*What is asked*
Each line containing the word "that" should be found and copied.

*Material to process*
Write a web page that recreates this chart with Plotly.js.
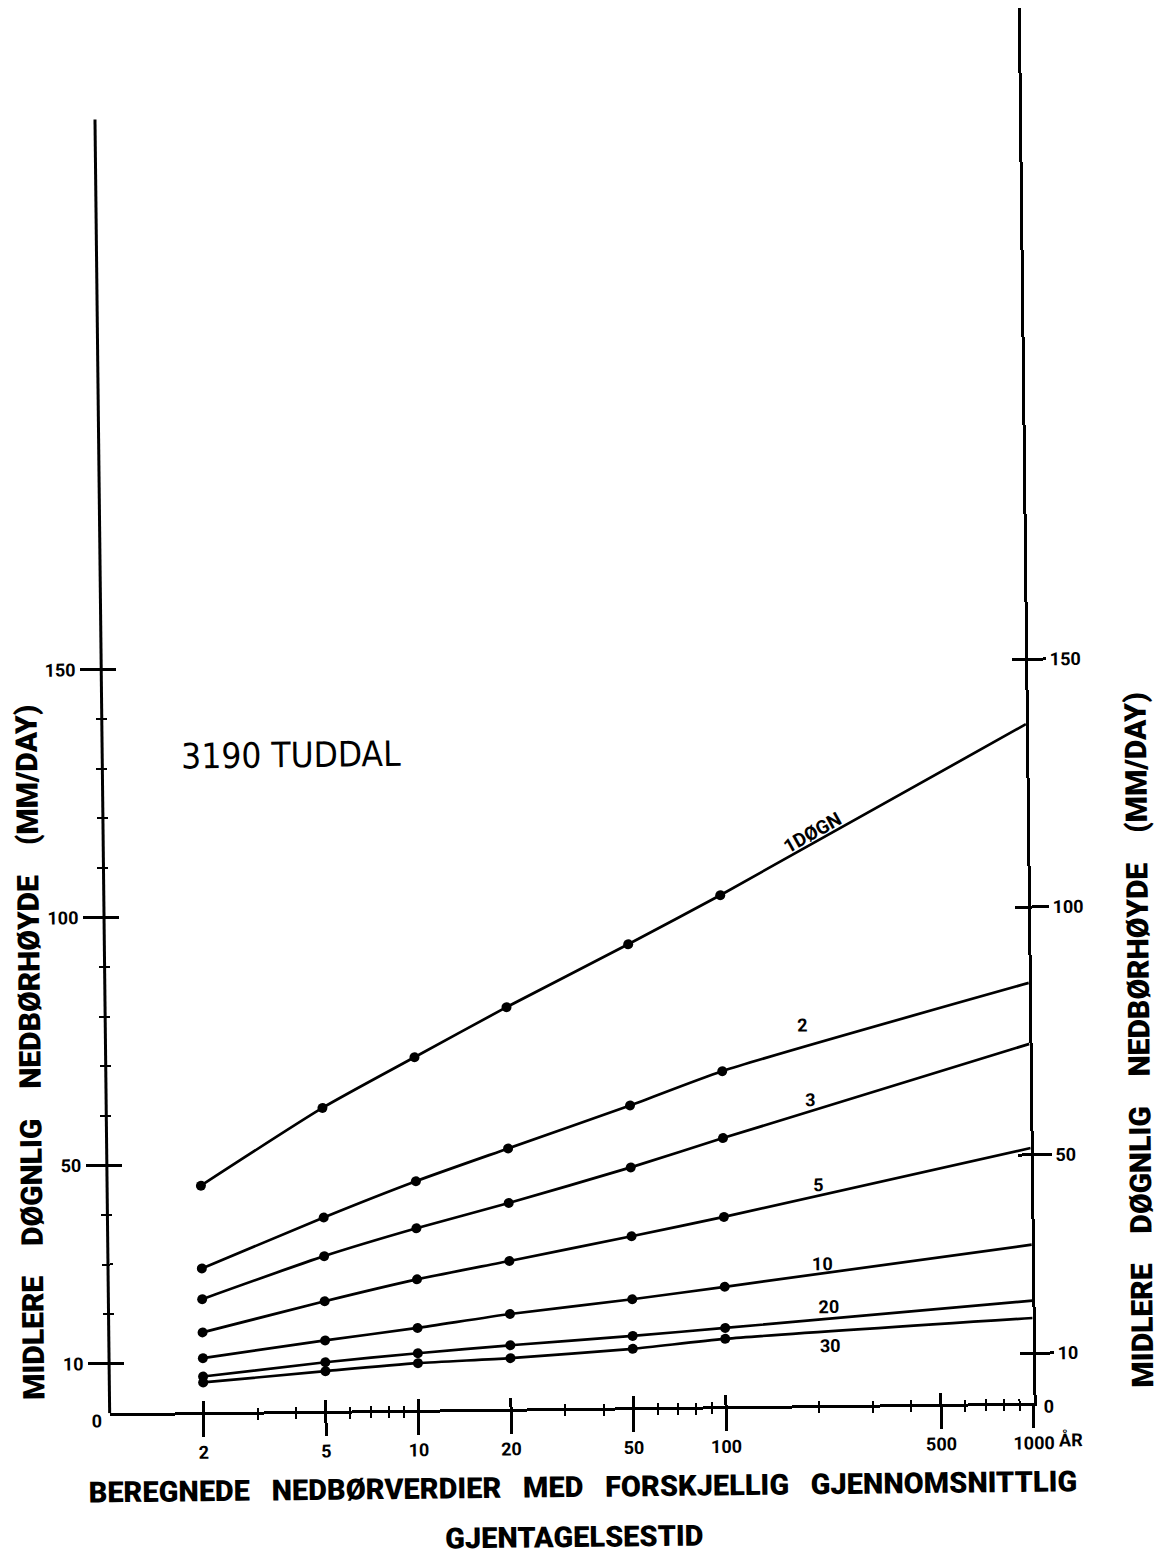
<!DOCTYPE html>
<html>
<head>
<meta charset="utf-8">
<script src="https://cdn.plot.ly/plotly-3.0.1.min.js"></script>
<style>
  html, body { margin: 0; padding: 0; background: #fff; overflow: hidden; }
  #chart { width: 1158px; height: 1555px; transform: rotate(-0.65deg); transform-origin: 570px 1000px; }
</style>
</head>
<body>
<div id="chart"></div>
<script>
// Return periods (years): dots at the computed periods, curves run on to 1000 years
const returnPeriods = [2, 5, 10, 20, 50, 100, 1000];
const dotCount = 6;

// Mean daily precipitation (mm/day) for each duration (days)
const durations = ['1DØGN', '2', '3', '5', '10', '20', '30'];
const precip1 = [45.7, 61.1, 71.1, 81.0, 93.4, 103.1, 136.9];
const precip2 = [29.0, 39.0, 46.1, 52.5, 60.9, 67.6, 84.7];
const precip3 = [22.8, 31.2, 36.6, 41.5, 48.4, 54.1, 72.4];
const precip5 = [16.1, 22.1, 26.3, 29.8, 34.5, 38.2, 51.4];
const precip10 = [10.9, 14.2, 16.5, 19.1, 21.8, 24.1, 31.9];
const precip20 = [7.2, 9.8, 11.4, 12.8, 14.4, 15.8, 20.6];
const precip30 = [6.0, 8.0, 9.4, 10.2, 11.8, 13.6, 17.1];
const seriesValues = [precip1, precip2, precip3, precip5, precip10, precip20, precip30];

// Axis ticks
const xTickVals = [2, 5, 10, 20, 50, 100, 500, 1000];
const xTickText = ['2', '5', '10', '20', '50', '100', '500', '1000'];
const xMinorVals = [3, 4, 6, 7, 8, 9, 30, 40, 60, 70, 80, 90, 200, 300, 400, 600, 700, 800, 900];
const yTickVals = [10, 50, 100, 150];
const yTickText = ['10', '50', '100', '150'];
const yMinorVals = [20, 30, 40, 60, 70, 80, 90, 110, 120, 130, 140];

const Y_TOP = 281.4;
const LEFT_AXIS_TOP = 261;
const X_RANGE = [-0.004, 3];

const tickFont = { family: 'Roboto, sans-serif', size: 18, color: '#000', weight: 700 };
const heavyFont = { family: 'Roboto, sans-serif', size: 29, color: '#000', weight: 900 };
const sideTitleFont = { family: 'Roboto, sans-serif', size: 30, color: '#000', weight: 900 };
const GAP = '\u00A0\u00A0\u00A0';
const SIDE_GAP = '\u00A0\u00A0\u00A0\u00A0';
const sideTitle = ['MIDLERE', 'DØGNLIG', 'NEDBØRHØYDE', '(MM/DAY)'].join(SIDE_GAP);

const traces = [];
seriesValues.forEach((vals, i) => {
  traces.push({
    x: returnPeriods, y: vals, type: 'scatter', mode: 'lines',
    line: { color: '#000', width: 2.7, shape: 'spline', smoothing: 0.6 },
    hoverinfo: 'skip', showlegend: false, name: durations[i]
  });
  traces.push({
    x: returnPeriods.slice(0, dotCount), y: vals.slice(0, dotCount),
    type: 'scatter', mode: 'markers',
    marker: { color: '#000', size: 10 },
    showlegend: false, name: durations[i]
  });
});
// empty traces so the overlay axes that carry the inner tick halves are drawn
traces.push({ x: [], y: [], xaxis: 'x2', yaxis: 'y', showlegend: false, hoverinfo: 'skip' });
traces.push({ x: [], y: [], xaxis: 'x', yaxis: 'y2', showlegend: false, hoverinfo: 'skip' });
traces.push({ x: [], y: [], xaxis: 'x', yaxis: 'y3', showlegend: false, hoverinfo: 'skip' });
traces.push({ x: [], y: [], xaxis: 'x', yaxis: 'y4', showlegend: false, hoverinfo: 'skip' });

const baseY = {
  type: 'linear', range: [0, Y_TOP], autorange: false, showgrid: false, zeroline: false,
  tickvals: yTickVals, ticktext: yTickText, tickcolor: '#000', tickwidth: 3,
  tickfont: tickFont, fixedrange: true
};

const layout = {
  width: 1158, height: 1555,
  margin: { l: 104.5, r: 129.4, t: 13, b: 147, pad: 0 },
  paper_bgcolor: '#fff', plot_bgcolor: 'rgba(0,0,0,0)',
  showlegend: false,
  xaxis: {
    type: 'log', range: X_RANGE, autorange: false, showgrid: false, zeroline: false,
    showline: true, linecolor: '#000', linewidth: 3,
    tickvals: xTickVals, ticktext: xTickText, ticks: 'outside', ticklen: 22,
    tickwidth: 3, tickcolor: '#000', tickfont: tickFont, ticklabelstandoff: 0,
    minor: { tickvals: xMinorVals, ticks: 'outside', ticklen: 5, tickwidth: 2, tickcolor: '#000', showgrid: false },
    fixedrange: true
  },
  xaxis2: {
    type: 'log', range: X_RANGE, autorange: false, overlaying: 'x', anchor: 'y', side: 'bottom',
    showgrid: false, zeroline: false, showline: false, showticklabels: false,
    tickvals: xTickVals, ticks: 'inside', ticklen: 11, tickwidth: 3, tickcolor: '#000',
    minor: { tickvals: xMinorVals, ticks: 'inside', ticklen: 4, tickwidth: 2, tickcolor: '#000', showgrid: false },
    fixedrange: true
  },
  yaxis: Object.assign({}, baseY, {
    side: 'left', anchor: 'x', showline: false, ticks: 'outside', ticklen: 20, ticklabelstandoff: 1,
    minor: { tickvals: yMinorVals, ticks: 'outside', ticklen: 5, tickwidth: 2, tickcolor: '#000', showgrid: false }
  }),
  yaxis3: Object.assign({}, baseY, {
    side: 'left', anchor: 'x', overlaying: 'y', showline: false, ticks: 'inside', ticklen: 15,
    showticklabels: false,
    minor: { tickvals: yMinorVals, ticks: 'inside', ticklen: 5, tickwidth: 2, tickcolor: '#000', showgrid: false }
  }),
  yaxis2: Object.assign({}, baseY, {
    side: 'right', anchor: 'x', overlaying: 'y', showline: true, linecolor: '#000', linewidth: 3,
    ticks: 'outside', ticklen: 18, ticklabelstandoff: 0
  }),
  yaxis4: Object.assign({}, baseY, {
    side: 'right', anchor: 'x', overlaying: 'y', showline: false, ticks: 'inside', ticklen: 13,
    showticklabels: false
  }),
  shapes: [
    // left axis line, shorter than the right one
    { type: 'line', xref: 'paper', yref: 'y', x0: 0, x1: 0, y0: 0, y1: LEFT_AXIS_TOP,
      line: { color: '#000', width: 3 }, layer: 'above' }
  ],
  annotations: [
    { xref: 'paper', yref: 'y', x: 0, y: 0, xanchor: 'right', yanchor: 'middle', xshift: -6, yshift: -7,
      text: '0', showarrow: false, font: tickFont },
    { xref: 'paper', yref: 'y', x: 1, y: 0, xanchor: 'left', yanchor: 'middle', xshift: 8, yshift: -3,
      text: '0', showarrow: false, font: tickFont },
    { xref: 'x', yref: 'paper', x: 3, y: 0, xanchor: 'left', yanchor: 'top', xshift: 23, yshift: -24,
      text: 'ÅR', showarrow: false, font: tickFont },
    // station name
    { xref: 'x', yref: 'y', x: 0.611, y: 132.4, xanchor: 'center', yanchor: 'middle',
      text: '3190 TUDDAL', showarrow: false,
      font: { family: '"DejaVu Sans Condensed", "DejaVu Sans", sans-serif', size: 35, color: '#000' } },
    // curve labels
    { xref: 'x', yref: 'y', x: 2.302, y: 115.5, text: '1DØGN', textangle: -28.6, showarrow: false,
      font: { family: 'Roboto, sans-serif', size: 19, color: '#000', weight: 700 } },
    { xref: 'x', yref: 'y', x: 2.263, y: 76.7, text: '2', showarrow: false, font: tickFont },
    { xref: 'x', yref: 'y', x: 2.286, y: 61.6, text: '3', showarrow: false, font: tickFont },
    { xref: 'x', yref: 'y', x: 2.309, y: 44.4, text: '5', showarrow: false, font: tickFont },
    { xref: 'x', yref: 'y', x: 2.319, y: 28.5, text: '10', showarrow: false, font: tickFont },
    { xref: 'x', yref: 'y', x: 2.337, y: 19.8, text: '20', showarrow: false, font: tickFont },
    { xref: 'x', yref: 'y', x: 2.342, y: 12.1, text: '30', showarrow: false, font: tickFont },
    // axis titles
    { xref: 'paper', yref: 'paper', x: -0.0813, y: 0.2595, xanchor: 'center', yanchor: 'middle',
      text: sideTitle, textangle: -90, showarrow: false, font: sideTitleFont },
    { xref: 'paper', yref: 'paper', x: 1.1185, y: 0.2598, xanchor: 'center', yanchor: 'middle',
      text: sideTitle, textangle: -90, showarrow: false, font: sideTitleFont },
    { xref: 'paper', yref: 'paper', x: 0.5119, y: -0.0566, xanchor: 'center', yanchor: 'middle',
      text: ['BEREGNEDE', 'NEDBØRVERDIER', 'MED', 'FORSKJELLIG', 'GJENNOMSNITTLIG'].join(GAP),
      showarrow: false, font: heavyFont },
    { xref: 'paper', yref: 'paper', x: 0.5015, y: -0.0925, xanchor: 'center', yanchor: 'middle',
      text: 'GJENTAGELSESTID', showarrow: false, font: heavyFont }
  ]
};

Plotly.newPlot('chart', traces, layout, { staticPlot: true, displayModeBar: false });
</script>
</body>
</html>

---

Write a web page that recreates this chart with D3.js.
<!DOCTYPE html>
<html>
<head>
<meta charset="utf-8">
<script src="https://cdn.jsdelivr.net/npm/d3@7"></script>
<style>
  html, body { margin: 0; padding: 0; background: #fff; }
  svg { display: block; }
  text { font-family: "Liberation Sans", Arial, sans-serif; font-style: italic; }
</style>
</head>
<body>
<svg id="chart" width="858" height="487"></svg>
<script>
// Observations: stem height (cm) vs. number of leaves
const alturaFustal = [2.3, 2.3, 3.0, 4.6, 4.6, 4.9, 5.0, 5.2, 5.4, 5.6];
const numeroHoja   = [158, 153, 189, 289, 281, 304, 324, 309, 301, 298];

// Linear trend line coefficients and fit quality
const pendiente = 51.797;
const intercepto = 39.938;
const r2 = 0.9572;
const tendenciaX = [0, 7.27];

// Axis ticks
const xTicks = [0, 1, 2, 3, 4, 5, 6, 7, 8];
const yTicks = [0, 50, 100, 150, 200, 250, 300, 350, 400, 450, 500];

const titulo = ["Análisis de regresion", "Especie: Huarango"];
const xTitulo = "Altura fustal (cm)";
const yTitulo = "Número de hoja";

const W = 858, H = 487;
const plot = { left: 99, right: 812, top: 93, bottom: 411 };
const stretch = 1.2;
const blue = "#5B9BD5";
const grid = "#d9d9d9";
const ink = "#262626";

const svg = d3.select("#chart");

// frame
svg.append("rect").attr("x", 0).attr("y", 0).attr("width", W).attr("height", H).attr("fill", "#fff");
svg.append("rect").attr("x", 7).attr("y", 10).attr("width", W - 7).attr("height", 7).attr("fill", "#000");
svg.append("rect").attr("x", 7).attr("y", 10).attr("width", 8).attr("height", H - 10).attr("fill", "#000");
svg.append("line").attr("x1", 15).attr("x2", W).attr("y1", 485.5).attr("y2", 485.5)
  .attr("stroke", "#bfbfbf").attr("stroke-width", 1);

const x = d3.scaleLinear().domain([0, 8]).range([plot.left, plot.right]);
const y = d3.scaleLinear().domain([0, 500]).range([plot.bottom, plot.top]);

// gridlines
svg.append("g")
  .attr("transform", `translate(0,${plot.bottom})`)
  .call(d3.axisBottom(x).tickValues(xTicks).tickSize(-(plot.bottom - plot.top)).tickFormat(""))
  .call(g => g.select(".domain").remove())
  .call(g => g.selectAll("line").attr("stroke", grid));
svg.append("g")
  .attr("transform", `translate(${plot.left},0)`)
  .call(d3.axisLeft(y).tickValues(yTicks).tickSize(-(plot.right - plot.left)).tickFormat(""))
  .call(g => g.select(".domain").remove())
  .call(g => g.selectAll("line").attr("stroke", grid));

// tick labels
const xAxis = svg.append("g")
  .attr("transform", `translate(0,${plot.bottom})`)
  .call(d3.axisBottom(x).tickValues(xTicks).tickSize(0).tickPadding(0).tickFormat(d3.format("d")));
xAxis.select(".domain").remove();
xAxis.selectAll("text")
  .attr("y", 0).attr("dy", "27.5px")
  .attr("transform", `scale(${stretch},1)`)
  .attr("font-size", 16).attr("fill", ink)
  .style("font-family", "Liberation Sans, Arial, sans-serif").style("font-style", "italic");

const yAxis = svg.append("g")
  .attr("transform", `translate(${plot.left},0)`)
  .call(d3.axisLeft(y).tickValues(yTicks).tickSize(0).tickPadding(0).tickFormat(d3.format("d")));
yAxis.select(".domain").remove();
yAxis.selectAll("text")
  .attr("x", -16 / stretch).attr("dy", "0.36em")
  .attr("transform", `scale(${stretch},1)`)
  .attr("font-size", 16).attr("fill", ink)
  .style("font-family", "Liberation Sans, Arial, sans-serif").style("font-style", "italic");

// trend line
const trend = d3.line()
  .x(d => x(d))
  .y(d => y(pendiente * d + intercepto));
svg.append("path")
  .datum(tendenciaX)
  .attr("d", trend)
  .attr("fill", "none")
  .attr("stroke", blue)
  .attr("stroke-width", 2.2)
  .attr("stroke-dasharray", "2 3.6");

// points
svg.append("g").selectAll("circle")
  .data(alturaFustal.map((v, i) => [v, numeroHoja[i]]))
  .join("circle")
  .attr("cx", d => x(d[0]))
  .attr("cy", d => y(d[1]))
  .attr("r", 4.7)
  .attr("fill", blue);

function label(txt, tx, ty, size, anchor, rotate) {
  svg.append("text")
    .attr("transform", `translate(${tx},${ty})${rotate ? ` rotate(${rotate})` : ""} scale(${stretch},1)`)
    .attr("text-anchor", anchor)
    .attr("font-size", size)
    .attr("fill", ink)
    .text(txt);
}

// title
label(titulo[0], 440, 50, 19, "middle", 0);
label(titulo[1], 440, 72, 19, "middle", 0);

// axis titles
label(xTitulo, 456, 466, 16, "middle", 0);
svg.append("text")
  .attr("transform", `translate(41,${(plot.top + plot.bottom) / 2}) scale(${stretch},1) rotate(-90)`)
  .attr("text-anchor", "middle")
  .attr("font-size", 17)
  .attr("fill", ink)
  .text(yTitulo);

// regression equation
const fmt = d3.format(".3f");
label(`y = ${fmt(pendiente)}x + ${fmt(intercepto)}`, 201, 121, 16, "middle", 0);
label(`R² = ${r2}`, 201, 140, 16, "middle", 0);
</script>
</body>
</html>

*Full solution*
Write a web page that recreates this chart with Plotly.js.
// empty traces so the overlay axes that carry the inner tick halves are drawn
Write a web page that recreates this chart with D3.js.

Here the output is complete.